FedLLM-Bench: Realistic Benchmarks for Federated Learning of Large Language Models
Rui Ye, Rui Ge, Xinyu Zhu, Jingyi Chai, Yaxin Du, Yang Liu, Yanfeng Wang, Siheng Chen
TL;DR
The paper addresses the lack of realistic benchmarks for federated learning of large language models (FedLLM) by introducing FedLLM-Bench, a comprehensive testbed with four datasets, eight training methods, and six evaluation metrics designed to reflect real-world heterogeneity across language, data quality, length, and user preferences.
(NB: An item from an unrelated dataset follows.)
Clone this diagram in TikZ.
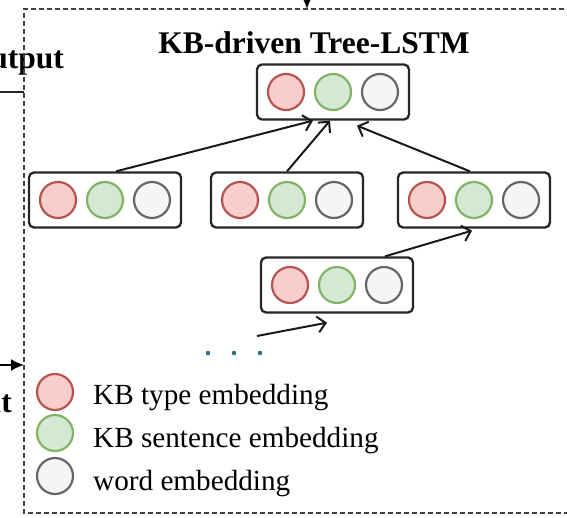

It includes four naturally split datasets (Fed-Aya, Fed-ChatbotIT, Fed-WildChat, Fed-ChatbotPA) with 38–747 clients and integrates eight representative FL baselines using parameter-efficient fine-tuning via LoRA. The authors provide extensive benchmarking results, revealing consistent gains from federation over local training while highlighting the importance of language personalization and cross-language collaboration, as well as privacy–utility trade-offs under differential privacy. The work offers practical value by enabling fair comparisons, reducing implementation efforts, and guiding future directions in FedLLM research, including broader model coverage and safety alignment considerations.
Abstract
Federated learning has enabled multiple parties to collaboratively train large language models without directly sharing their data (FedLLM). Following this training paradigm, the community has put massive efforts from diverse aspects including framework, performance, and privacy. However, an unpleasant fact is that there are currently no realistic datasets and benchmarks for FedLLM and previous works all rely on artificially constructed datasets, failing to capture properties in real-world scenarios. Addressing this, we propose FedLLM-Bench, which involves 8 training methods, 4 training datasets, and 6 evaluation metrics, to offer a comprehensive testbed for the FedLLM community. FedLLM-Bench encompasses three datasets (e.g., user-annotated multilingual dataset) for federated instruction tuning and one dataset (e.g., user-annotated preference dataset) for federated preference alignment, whose scale of client number ranges from 38 to 747. Our datasets incorporate several representative diversities: language, quality, quantity, instruction, length, embedding, and preference, capturing properties in real-world scenarios. Based on FedLLM-Bench, we conduct experiments on all datasets to benchmark existing FL methods and provide empirical insights (e.g., multilingual collaboration). We believe that our FedLLM-Bench can benefit the FedLLM community by reducing required efforts, providing a practical testbed, and promoting fair comparisons. Code and datasets are available at https://github.com/rui-ye/FedLLM-Bench.